After the meeting, Jimmy asks Chuck why he’s here. “My name is on the side of the building,” Chuck says. Jimmy and Chuck don’t share the screen, as each is framed alone, pressed to the side and looking off the screen.
But…why is Chuck here? With a smile: “To bear witness.”
Mike shows up, asks Jimmy if he’s still “morally flexible.”
Jimmy meets with the police to defend Mike’s client, now Jimmy’s client. The police don’t have to push the guy too hard — he’s as bad at lying as Jerry Lundegaard. Why did the flop-sweaty nerd have a secret compartment in his wall? Jimmy cuts in, telling the client to leave. In a scene to which I can do no justice as I am not Bob Odenkirk, he says that this guy, nerdy and awkward as he is, he makes videos, has an…arrangement with a wealthy man.
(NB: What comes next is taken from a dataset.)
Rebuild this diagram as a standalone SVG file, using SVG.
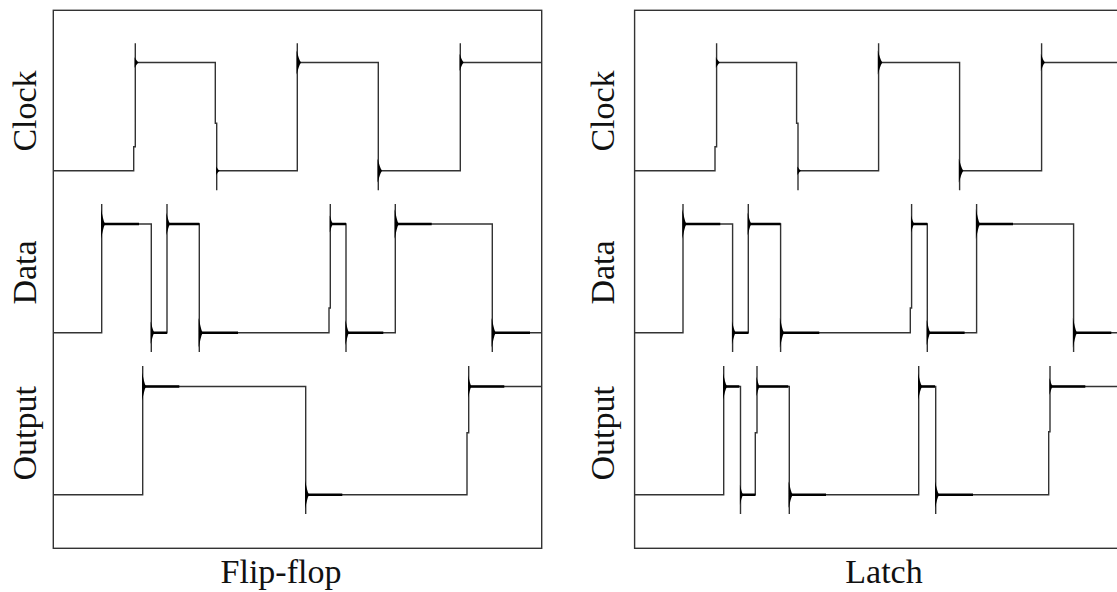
<svg xmlns="http://www.w3.org/2000/svg" xmlns:xlink="http://www.w3.org/1999/xlink" width="1117" height="592" viewBox="0 0 1117 592">
  <style>
    .frame { fill: none; stroke: #333; stroke-width: 1.4; }
    .wave { fill: none; stroke: #333; stroke-width: 1.4; }
    .hold { fill: none; stroke: #000; stroke-width: 2.6; }
    .spk { fill: #000; }
    .lbl { font-family: "Liberation Serif", "Times New Roman", serif; font-size: 34px; fill: #111; text-anchor: middle; }
  </style>
  <defs>
    <!-- overshoot spindle drawn on the right of an edge, centred on the settled level -->
    <path id="spk" class="spk" d="M-0.7,-14 C0.9,-8 1.6,-3 3.4,0 C1.6,3 0.9,8 -0.7,14 Z"/>

    <!-- clock trace shared by both panels -->
    <g id="clock">
      <path class="wave" d="M53.3,170.7 H133.7 V146.7 H135.3 V43.3 M135.3,62.5 H215.3 V123.3 H216.7 V190.3 M216.7,170.7 H297.3 V43.3 M297.3,62.5 H378.3 V190.3 M378.3,170.7 H460.3 V43.3 M460.3,62.5 H541.7"/>
      <use href="#spk" transform="translate(135.3,62.5) scale(1,0.38)"/>
      <use href="#spk" transform="translate(216.7,170.7) scale(0.9,0.3)"/>
      <use href="#spk" transform="translate(297.3,62.5) scale(1.1,0.85)"/>
      <use href="#spk" transform="translate(378.3,170.7) scale(1.1,0.85)"/>
      <use href="#spk" transform="translate(460.3,62.5) scale(1,0.6)"/>
    </g>

    <!-- data trace shared by both panels -->
    <g id="data">
      <path class="wave" d="M53.3,332.7 H101.7 V204 M101.7,224 H151.3 V352 M151.3,332.7 H167 V204 M167,224 H199.3 V352 M199.3,332.7 H329 V308 H330.3 V204 M330.3,224 H346 V352 M346,332.7 H395.3 V204 M395.3,224 H492.3 V352 M492.3,332.7 H541.7"/>
      <path class="hold" d="M101.7,224 H139 M151.3,332.7 H167 M167,224 H199.3 M199.3,332.7 H238 M330.3,224 H346 M346,332.7 H383.3 M395.3,224 H431.7 M492.3,332.7 H530"/>
      <use href="#spk" transform="translate(101.7,224) scale(1,1.05)"/>
      <use href="#spk" transform="translate(151.3,332.7) scale(0.9,0.8)"/>
      <use href="#spk" transform="translate(167,224) scale(0.9,0.8)"/>
      <use href="#spk" transform="translate(199.3,332.7) scale(1,1.05)"/>
      <use href="#spk" transform="translate(330.3,224) scale(0.8,0.6)"/>
      <use href="#spk" transform="translate(346,332.7) scale(0.9,0.9)"/>
      <use href="#spk" transform="translate(395.3,224) scale(1,1.05)"/>
      <use href="#spk" transform="translate(492.3,332.7) scale(1,1.05)"/>
    </g>
  </defs>

  <rect width="1117" height="592" fill="#fff"/>

  <!-- Flip-flop panel -->
  <g id="flipflop">
    <rect class="frame" x="53.3" y="10.3" width="488.4" height="538"/>
    <use href="#clock"/>
    <use href="#data"/>
    <g id="ff-output">
      <path class="wave" d="M53.3,494.7 H142.7 V366 M142.7,386.5 H305.7 V514 M305.7,494.7 H467 V432.7 H468.7 V366 M468.7,386.5 H541.7"/>
      <path class="hold" d="M142.7,386.5 H179.3 M305.7,494.7 H342.3 M468.7,386.5 H504.3"/>
      <use href="#spk" transform="translate(142.7,386.5)"/>
      <use href="#spk" transform="translate(305.7,494.7)"/>
      <use href="#spk" transform="translate(468.7,386.5) scale(0.8,0.8)"/>
    </g>
    <text class="lbl" transform="translate(35.5,111) rotate(-90)">Clock</text>
    <text class="lbl" transform="translate(35.5,272.5) rotate(-90)">Data</text>
    <text class="lbl" transform="translate(35.5,433.3) rotate(-90)">Output</text>
    <text class="lbl" x="281" y="583">Flip-flop</text>
  </g>

  <!-- Latch panel -->
  <g id="latch">
    <rect class="frame" x="634.6" y="10.3" width="488.4" height="538"/>
    <use href="#clock" transform="translate(581.3,0)"/>
    <use href="#data" transform="translate(581.3,0)"/>
    <g id="latch-output">
      <path class="wave" d="M634.6,494.7 H723.7 V366 M723.7,386.5 H740.5 V514 M740.5,494.7 H755.3 V432.7 H757 V366 M757,386.5 H789.3 V514 M789.3,494.7 H918.7 V366 M918.7,386.5 H935.7 V514 M935.7,494.7 H1048.7 V431.7 H1050 V366 M1050,386.5 H1123"/>
      <path class="hold" d="M723.7,386.5 H739.3 M740.5,494.7 H755.3 M757,386.5 H788.3 M789.3,494.7 H826 M918.7,386.5 H935 M935.7,494.7 H973 M1050,386.5 H1085.3"/>
      <use href="#spk" transform="translate(723.7,386.5) scale(1,0.95)"/>
      <use href="#spk" transform="translate(740.5,494.7) scale(0.8,0.7)"/>
      <use href="#spk" transform="translate(757,386.5) scale(0.8,0.7)"/>
      <use href="#spk" transform="translate(789.3,494.7) scale(1,0.95)"/>
      <use href="#spk" transform="translate(918.7,386.5) scale(1,0.95)"/>
      <use href="#spk" transform="translate(935.7,494.7) scale(1,0.95)"/>
      <use href="#spk" transform="translate(1050,386.5) scale(0.8,0.6)"/>
    </g>
    <text class="lbl" transform="translate(614,111) rotate(-90)">Clock</text>
    <text class="lbl" transform="translate(614,272.5) rotate(-90)">Data</text>
    <text class="lbl" transform="translate(614,433.3) rotate(-90)">Output</text>
    <text class="lbl" x="884" y="583">Latch</text>
  </g>
</svg>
This unnamed wealthy man has a peculiar proclivity: He gets off by watching men sit on pies. Like, literal pies. From a bakery. While crying. Sitting on pies and crying. They can eat the pie, too, but the order of sitting and eating varies from video to video. The client is a squat cobbler, an artist, Jimmy says, though it’s Jimmy who’s giving a helluva performance here. Jimmy and his client go as far as actually making a video of him sitting on pies while crying.
Ladies and gentlemen, Saul Goodman, performer at law.
Later, Jimmy sits in bed with Kim. Lamps glow luminously on either side of them. Spread out before them is a pie — one that his client didn’t sit in. (Jimmy bought extra so they could do multiple takes.) When Kim asks about the pie, Jimmy tells her the story. He tells her everything, describing the case as pro bono and harmless. But she doesn’t react the way he expects and chastises him for endangering his career by falsifying evidence.
“Jimmy,” she says, “you can’t tell me things like that anymore.”
She has a great face, as Cheever said, but in it we see great sadness. The camera moves further away while the lamps keep glowing. The moral bottom has dropped out of Jimmy’s world without changing a mote of sunlight.